Over 1,000 people attended an indoor rally in Victoria this week with high profile speakers from the environmental community discussing the Canadian Government’s approach at Copenhagen. The international day of action on Copenhagen brought perhaps its best attended Canadian event to Vancouver. Downtown Toronto now has an annual rally organized in time for the international negotiations each December, filling thousands on Yonge Street. University students are now leading the campaign for climate justice with Monday rallies at major campuses in Halifax and Winnipeg.
What do these events have in common? They nearly all take place in urban ridings that are held by the NDP or Liberals, with above-average Green support.
While rallies can certainly be helpful, is the geography of climate activism in Canada enough to mobilize the right electorate, and therefore, the federal government?
A new report that hit the press this week confirmed and added urgency to what we all knew — that “the Copenhagen conference is our last chance to stabilise climate at 2°C above preindustrial levels in a smooth and organised way…If the agreement is too weak or if the commitments are not respected, we will be on a path to 5°C or 6°C.”
Sounds like a call to action if I’ve ever heard one.
But the Minister of Environment’s response in one of just the opposite. He called on patience, to wait for perhaps more than two years just for a plan. And of course there have been plans before. Meanwhile, the Conservative Party maintains a strong lead in the polls and Stephen Harper gains strength in his prime ministerial approval ratings. And as this column has said before, he’s our man in Copenhagen…or since he’s not planning to attend, his people are our people.

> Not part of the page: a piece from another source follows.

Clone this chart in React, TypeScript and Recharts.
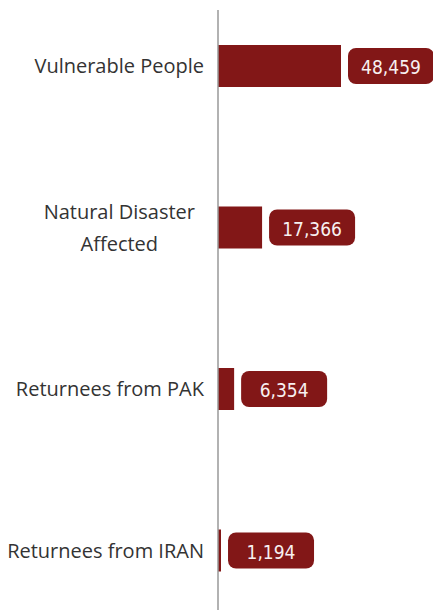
import { Bar, BarChart, LabelList, XAxis, YAxis } from "recharts";

const categories = ["Vulnerable People", "Natural Disaster Affected", "Returnees from PAK", "Returnees from IRAN"];
const values = [48459, 17366, 6354, 1194];

const data = categories.map((name, i) => ({ name, value: values[i] }));

const BAR = "#821717";
const LABEL_FONT = "'Open Sans', 'Noto Sans', sans-serif";
const BADGE_FONT = "'DejaVu Sans Condensed', 'DejaVu Sans', sans-serif";

let ctx: CanvasRenderingContext2D | null = null;
function measure(s: string, font: string) {
  if (!ctx) ctx = document.createElement("canvas").getContext("2d");
  if (!ctx) return s.length * 9;
  ctx.font = font;
  return ctx.measureText(s).width;
}

function wrap(label: string, maxW: number, font: string) {
  const words = label.split(" ");
  const lines: string[] = [];
  let cur = "";
  for (const w of words) {
    const next = cur ? cur + " " + w : w;
    if (cur && measure(next, font) > maxW) {
      lines.push(cur);
      cur = w;
    } else cur = next;
  }
  if (cur) lines.push(cur);
  return lines;
}

function CategoryTick({ x, y, payload }: any) {
  const font = `20px ${LABEL_FONT}`;
  const lines = wrap(String(payload.value), 200, font);
  const right = x - 14;
  if (lines.length === 1) {
    return (
      <text x={right} y={y} textAnchor="end" dominantBaseline="central" fontSize={20} fontFamily={LABEL_FONT} fill="#333">
        {lines[0]}
      </text>
    );
  }
  const maxW = Math.max(...lines.map((l) => measure(l, font)));
  const cx = right - 9 - maxW / 2;
  const lh = 32;
  return (
    <text textAnchor="middle" fontSize={20} fontFamily={LABEL_FONT} fill="#333">
      {lines.map((l, i) => (
        <tspan key={i} x={cx} y={y + (i - (lines.length - 1) / 2) * lh} dominantBaseline="central">
          {l}
        </tspan>
      ))}
    </text>
  );
}

function Badge({ x, y, width, height, value }: any) {
  const bx = x + width + 7;
  const bw = 86;
  const bh = 36;
  const by = y + height / 2 - bh / 2;
  return (
    <g>
      <rect x={bx} y={by} width={bw} height={bh} rx={8} fill={BAR} />
      <text x={bx + bw / 2} y={by + bh / 2 + 1} textAnchor="middle" dominantBaseline="central" fill="#f7f0f0" fontSize={19} fontFamily={BADGE_FONT}>
        {Number(value).toLocaleString("en-US")}
      </text>
    </g>
  );
}

export default function App() {
  return (
    <div style={{ width: 433, height: 610 }}>
      <style>{"body { margin: 0; }"}</style>
      <BarChart width={433} height={610} data={data} layout="vertical" margin={{ top: 10, right: 92, left: 8, bottom: 0 }}>
        <XAxis type="number" domain={[0, 48459]} hide />
        <YAxis
          type="category"
          dataKey="name"
          width={210}
          tickLine={false}
          tickSize={0}
          tickMargin={0}
          axisLine={{ stroke: "#999", strokeWidth: 1.5 }}
          tick={<CategoryTick />}
          padding={{ top: -25, bottom: -21 }}
          interval={0}
        />
        <Bar dataKey="value" fill={BAR} barSize={42} isAnimationActive={false}>
          <LabelList dataKey="value" content={<Badge />} />
        </Bar>
      </BarChart>
    </div>
  );
}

While the government’s inaction could be answered with any number of pejoratives, we need to focus our days on what will move him.
To borrow a saying from past Animal Alliance – Environment Voters campaigns, politicians understand politics. And politics is about moving the vote. If we’re going to do that — make climate an election issue for the Tories — there will be a real need to target the party’s voter base, and their seats.
So now the tough one: what strategy should we use if we want to do a better job selling climate as a top issue to Conservative voters?
I don’t have the whole answer, but I think we’d better start a discussion and fast. Last week I wrote on the support we must build with people of faith and spirituality. Evangelicals in particular wouldn’t hurt. But there are many more in the Tory voter coalition: big business, small business, farmers, rural Quebecers, Southern Ontario suburban residents, older folk and the Wild Roses.
To target the voters of this country who turn to Harper for leadership, it’s time to show them that it’s just not there on this issue. We have to talk up the harm that dried-up soil and empty wells could mean to rural Canada. And the benefits that a real climate plan could mean in the way of small job creation, and a livable future for their grandchildren.
And we have to spread that message to those not yet convinced, from the Tim Horton’s in Antigonish to church basements north of Kelowna.